At the same time, older paths of attention-seeking still certainly exist: regular publication, becoming a star chef, a sports star, writing for or acting in TV (broadcast or cable) series or theatrical movies, poetry slams and on and on. The audience is becoming ever-more global.
A larger-than-ever fraction of many or most people’s time is spent in paying or seeking attention though all these means and more. Altogether, the competition for attention is more intense than ever. Attention to the competition itself is also growing, as witnessed by various kinds of “reality Television” for instance competitions for top chef, fashion designer, model, and many others.
- Why has the attention economy never really found a place in the “mainstream science” (or is this just an impression?)? Has it become obsolete or does it have to be revised or perceived in a different way today?
I think you are right that the basic view of a new kind of economic system has never gone mainstream.
In part, I think that is due to my own failures as an advocate for the idea.
In part it also has to do with a set of attempts to expropriate the notion without really understanding it by certain authors, who took it to be a much simpler thing. Basically, ignoring my own writings, they misleadingly claimed the central idea came from the Nobel-winning economist Herbert Simon. He wrote at one point in the 1970′s that the spread of information comes up against people’s limited ability to pay attention. While certainly true, Simon’s observation entirely missed the crucial point that receiving attention is both necessary for everyone and, for many, highly desirable. Need and desirability turn the attention economy into an entire system, rather than just having attention economics being only a minor aspect of standard market economics. Attention Economics is interpreted to mean a focus on advertising and publicity, not something fundamental. (It is now widely understood that many persons try to establish their own “brand” as if it makes sense to incorporate personal aspirations into a form of market-based effort, rather than seeing the effort to gain attention for oneself as the underlying driving force it is.)

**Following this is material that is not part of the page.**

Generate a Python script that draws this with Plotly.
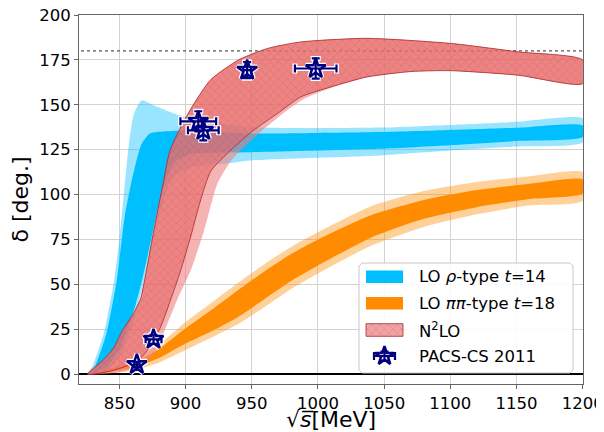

(Incidentally, especially in the US, business leaders and others see many such endeavors as vehicles for personal stardom. Being the richest billionaire, or on the Forbes 400 list, or the top earner in a hedge fund or on Wall Street, or in some ranking analogous to that drives many business decisions. Even within corporations, the outlook and voice of the top leader gains in importance, as ordinary employees take on the role of fans, as do consumers of products, and investors as well. Thus the old economy effectively submerges itself in the new.)

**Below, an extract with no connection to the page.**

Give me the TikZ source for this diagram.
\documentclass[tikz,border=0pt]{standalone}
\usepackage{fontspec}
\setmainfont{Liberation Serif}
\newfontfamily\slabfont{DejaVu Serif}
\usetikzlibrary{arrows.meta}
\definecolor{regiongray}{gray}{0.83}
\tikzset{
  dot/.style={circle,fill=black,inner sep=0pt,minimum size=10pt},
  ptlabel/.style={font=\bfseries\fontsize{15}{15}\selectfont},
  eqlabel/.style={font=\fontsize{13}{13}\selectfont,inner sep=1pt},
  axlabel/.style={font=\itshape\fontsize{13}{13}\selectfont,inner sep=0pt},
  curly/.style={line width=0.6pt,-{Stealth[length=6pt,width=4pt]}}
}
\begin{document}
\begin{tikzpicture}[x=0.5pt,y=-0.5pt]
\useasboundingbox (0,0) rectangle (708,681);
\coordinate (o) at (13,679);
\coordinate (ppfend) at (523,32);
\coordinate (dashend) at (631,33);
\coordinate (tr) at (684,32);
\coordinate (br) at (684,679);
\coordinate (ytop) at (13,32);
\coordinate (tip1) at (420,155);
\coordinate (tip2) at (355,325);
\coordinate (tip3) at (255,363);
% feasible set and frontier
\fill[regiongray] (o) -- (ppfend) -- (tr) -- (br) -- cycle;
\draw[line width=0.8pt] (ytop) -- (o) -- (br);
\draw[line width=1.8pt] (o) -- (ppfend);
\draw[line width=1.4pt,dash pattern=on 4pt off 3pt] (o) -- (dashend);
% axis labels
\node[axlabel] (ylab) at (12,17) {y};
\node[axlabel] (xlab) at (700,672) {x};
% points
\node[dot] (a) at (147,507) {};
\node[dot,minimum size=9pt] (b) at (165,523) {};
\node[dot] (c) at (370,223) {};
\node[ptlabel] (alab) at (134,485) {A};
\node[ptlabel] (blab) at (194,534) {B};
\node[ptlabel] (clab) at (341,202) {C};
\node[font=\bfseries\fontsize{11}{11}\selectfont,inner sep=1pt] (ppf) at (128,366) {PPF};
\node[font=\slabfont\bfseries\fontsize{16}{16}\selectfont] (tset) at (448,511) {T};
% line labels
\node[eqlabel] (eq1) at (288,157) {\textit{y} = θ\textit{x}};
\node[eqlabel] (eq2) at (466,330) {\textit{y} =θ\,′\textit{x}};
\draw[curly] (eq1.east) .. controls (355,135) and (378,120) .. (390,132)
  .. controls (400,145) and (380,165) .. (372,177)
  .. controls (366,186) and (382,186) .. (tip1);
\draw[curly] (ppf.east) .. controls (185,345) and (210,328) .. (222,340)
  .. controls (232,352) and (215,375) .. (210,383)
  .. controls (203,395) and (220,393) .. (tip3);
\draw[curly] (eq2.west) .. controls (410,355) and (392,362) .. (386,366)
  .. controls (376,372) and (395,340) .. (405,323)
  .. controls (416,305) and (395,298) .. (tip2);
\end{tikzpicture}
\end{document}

Further, unfortunately, most people, including the vast majority of economists and the huge business press, understand the terms “economics ” and “economy’ much too narrowly. For instance, they project standard money-and-market-based economic ideas backwards to the feudal system, whose nature they thus systematically misinterpret. One reason is that they view economics as a science, virtually a natural science, forgetting or not realizing that economies are human constructs based on cultural conventions that can change. Economists even within the profession seem to be very divided along ideological lines between Keynesians and reductive Friedmanites or Hayekians, so to extend their outlook beyond those relatively small differences apparently would take unusual flexibility of thought. in this they are like most scientists in any field, who are normally reluctant to consider challenges to basic assumptions, often for good reason.
More broadly, despite the fact that we are so much immersed already in the attention economy, most of us still continue taking money and material goods as primary and often try to act accordingly. The attention economy isn’t very egalitarian, so those without money, say to pay rent, aren’t easily in position to get enough attention to have others pay it for them. Some do try this, of course, and some use means such as Change.org
(in the US (I don’t know a European or German equivalent) to build up support for themselves.
This last point suggests why even the left has not particularly adopted the Attention Economy analysis. They still hope that raw capitalism can be replaced by a more humane socialism. Emotionally, I agree, but I don’t think it is likely to happen, and I don’t see how it would function. I think we are moving towards an Attention Economy, and we better understand this if we are to ameliorate its negative aspects.